2016 Statistics: 132 G, .280/.354/.530, 31 HR, 134 wRC+, 3.2 fWAR
Age on Opening Day 2017: 31
One fact about the Yoenis Cespedes Sweepstakes should be perfectly clear—if it was 2003, George Steinbrenner would absolutely sign him to an enormous contract. This is not to say that I endorse that or have any patience for the “if the Boss was alive” trope. This is just a near-fact because Steinbrenner lived to steal headlines from the Mets and put their best players in Yankee pinstripes.
Cespedes also happens to be the biggest name in a dry free agent class and might very well end up being the only player to command a nine-figure deal. No matter how much he loved New York, it was a no-brainer for him to opt out of his three-year deal after earning just about every penny of the $27.5 million the Mets paid him this year.

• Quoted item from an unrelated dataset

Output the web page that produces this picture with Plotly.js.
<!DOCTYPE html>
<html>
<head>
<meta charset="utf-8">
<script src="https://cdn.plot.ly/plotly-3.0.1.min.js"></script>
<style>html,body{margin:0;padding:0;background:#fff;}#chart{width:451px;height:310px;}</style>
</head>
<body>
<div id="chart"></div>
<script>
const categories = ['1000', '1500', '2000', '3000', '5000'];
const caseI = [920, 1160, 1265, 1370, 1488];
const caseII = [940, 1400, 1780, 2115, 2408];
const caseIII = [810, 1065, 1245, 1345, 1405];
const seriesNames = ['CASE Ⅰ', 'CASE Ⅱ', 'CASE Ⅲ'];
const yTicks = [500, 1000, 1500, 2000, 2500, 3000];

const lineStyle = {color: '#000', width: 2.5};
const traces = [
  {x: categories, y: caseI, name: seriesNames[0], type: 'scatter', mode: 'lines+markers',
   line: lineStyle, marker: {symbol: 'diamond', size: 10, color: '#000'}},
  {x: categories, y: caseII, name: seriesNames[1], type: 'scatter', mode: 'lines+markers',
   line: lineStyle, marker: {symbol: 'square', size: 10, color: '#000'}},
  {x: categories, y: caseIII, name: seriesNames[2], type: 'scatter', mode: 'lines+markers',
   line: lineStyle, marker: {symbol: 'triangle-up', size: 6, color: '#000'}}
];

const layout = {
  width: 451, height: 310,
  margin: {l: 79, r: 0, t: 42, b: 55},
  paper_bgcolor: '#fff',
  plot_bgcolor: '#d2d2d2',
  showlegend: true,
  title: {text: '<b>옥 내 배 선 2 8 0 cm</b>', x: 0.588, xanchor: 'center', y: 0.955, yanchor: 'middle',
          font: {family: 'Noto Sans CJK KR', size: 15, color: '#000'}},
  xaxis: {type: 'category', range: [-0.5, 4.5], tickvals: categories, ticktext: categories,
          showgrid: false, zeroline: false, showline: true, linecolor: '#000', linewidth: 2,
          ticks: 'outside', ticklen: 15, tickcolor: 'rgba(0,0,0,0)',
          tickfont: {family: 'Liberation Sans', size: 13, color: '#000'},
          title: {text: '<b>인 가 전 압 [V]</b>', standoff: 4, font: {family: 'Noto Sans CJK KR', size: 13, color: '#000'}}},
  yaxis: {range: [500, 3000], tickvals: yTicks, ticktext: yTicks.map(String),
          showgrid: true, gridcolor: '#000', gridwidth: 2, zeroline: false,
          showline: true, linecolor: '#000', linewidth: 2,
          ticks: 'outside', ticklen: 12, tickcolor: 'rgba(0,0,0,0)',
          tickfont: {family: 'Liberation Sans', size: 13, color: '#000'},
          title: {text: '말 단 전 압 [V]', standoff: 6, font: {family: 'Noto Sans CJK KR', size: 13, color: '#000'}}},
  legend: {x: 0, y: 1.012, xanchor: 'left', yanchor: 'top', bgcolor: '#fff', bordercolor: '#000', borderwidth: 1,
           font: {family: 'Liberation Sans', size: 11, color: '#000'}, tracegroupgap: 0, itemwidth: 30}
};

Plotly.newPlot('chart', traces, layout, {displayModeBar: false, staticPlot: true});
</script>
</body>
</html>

This is the second straight year that Cespedes has hit the open market, but last year, teams seemed uncertain about whether the Cespedes who took Citi Field by storm during the Mets’ pennant run was the real one. After all, he had been a fine hitter before, but slugging .604 in the final two months opened the possibility that he could be even better. Nonetheless, teams stayed away (perhaps made uneasy by his rocky October), so he returned to the Mets on a three-year, $75 million deal.
Cespedes did a tremendous job proving that his second half in 2015 was no fluke. He crushed 30 bombs for the second year in a row, reached base at his highest rate since his breakout rookie year, and once again, his bat was at its best when the Mets needed him most. The team was lagging in August, and when he returned from a brief injury, he caught fire, slugging eight homers in 20 games to lead the Mets back into the playoff race. They fell in the Wild Card to the Madison Bumgarner buzzsaw, but the fact that they were there in the first place (and hosting) was remarkable.
The question is not whether Cespedes makes sense for the Yankees in 2017. Of course he does because he’s the best hitter on the market and any team would make room for a player like that. The question is whether his contract makes sense for them long-term. The Yankees could use a menacing presence like Cespedes in the lineup since there’s no one who really casts fear aside from Gary Sanchez, who is still quite new to the majors.
However, it’s still tough to project Cespedes’ next few years despite an All-Star 2016. He has had such an odd career path since coming over from Cuba, and since he’s on the wrong side of 30, a crash could be coming in the next few years as his bat speed slows down. He has never really had the plate discipline that portends a more gradual decline. His defense isn’t a calling card either, as Gary Sheffield certainly proved that a good arm alone does not make one a good defender.
I wouldn’t complain too much if the Yankees decided to take the plunge and sign Cespedes. It’s always exciting to get a guy like that into the regular batting order. Over the course of his contract though, it won’t be such an obvious fit that I’ll be mad if the Steinbrenners pass on him.
Given their reluctance to spend over the past couple years, signing Cespedes appears unlikely. It’s really just a pipe dream. So it goes.